• [Your objective] Your output must consist solely of the lines from the "Rebuild this chart" line through the "import numpy as np" line, exactly as written, without images.

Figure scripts
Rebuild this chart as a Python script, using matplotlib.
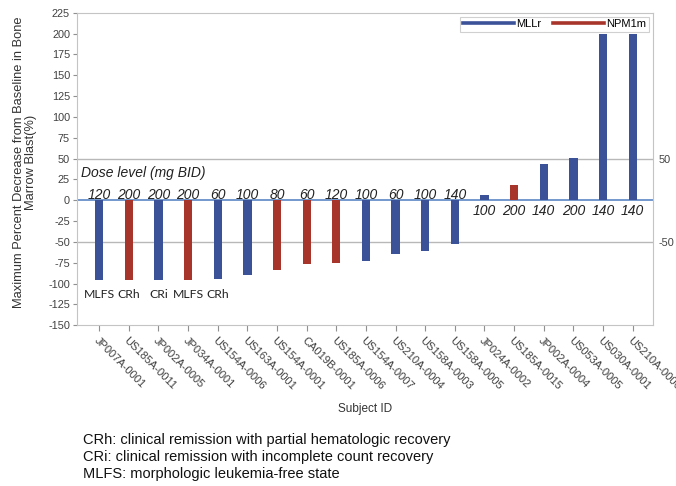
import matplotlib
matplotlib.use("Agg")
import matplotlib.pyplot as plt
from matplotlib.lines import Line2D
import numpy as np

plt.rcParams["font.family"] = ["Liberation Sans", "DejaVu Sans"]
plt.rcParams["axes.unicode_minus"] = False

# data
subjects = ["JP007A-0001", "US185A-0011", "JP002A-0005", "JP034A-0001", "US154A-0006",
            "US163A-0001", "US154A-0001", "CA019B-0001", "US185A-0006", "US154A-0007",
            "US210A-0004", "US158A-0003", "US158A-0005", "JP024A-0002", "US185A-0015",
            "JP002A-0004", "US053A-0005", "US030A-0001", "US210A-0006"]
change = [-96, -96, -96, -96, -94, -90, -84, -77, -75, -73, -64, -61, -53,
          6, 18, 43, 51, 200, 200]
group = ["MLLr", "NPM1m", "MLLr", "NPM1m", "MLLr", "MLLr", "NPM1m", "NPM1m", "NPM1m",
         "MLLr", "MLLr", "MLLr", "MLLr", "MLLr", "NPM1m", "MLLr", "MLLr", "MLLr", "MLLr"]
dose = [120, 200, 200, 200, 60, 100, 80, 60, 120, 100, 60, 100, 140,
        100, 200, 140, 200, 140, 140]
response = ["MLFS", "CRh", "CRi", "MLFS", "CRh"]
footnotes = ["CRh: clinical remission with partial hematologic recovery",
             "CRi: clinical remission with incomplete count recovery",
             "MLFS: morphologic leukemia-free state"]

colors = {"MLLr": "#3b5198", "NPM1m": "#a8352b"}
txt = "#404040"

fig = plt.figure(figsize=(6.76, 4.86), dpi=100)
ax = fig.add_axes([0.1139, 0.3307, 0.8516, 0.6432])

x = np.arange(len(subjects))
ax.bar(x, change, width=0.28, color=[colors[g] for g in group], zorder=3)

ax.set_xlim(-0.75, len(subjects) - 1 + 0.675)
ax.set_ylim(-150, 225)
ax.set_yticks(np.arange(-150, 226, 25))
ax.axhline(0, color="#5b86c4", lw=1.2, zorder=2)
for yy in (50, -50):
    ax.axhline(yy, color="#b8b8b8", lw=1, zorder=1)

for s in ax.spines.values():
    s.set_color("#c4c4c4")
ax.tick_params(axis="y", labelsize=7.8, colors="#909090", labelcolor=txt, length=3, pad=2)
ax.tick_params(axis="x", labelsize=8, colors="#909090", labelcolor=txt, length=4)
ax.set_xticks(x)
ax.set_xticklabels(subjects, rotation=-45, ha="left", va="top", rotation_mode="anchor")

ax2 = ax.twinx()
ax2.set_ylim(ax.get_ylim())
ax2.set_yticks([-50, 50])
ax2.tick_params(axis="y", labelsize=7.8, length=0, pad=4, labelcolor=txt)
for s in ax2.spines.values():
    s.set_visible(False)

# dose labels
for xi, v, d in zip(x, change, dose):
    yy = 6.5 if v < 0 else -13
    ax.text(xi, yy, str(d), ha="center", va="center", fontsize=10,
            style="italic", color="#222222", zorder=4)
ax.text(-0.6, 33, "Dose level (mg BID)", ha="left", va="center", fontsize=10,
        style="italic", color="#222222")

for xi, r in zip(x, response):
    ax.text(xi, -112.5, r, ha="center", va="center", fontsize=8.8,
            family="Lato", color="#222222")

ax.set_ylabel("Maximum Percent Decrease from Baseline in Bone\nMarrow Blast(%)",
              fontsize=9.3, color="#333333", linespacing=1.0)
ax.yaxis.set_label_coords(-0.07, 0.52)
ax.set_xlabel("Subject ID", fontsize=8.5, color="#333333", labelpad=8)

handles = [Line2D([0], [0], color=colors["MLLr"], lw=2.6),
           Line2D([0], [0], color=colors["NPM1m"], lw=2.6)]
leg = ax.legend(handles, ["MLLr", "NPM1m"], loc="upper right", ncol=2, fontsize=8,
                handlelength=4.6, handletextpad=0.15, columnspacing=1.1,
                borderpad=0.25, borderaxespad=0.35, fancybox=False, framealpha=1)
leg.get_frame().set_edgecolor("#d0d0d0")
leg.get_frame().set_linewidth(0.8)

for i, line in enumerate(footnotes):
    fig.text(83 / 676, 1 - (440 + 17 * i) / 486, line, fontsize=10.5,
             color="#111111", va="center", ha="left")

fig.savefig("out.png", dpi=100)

---

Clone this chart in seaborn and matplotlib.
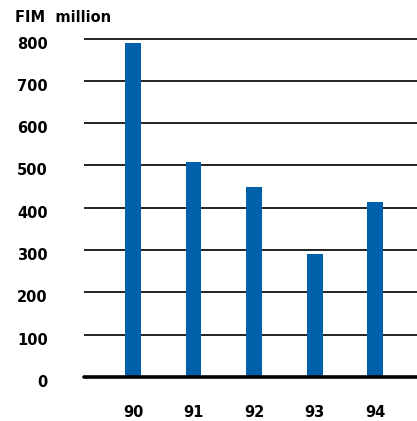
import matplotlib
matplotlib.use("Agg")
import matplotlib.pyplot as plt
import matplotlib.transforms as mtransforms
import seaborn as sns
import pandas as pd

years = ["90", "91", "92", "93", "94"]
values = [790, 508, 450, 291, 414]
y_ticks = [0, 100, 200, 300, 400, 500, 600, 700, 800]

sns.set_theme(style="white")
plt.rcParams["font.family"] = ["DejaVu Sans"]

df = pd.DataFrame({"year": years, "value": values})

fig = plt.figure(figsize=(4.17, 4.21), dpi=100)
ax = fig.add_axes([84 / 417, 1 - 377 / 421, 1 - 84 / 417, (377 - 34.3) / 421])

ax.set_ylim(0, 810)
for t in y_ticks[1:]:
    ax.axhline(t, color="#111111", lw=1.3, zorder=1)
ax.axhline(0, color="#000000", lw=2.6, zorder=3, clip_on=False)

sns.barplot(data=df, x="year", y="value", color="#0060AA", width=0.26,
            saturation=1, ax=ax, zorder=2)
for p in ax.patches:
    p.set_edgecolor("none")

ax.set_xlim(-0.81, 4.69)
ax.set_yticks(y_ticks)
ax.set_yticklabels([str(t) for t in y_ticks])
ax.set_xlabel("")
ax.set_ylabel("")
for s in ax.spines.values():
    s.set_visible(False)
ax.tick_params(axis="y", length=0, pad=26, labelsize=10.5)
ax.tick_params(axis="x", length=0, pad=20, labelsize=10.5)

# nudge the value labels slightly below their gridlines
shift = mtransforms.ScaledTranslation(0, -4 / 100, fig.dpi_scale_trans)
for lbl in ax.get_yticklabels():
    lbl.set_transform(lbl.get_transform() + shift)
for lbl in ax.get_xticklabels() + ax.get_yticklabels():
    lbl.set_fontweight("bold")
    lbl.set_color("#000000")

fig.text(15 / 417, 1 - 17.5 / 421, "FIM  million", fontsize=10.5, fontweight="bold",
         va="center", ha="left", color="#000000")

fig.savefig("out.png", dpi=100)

• [Result below]
Rebuild this chart as a Python script, using matplotlib.
import matplotlib
matplotlib.use("Agg")
import matplotlib.pyplot as plt
from matplotlib.lines import Line2D
import numpy as np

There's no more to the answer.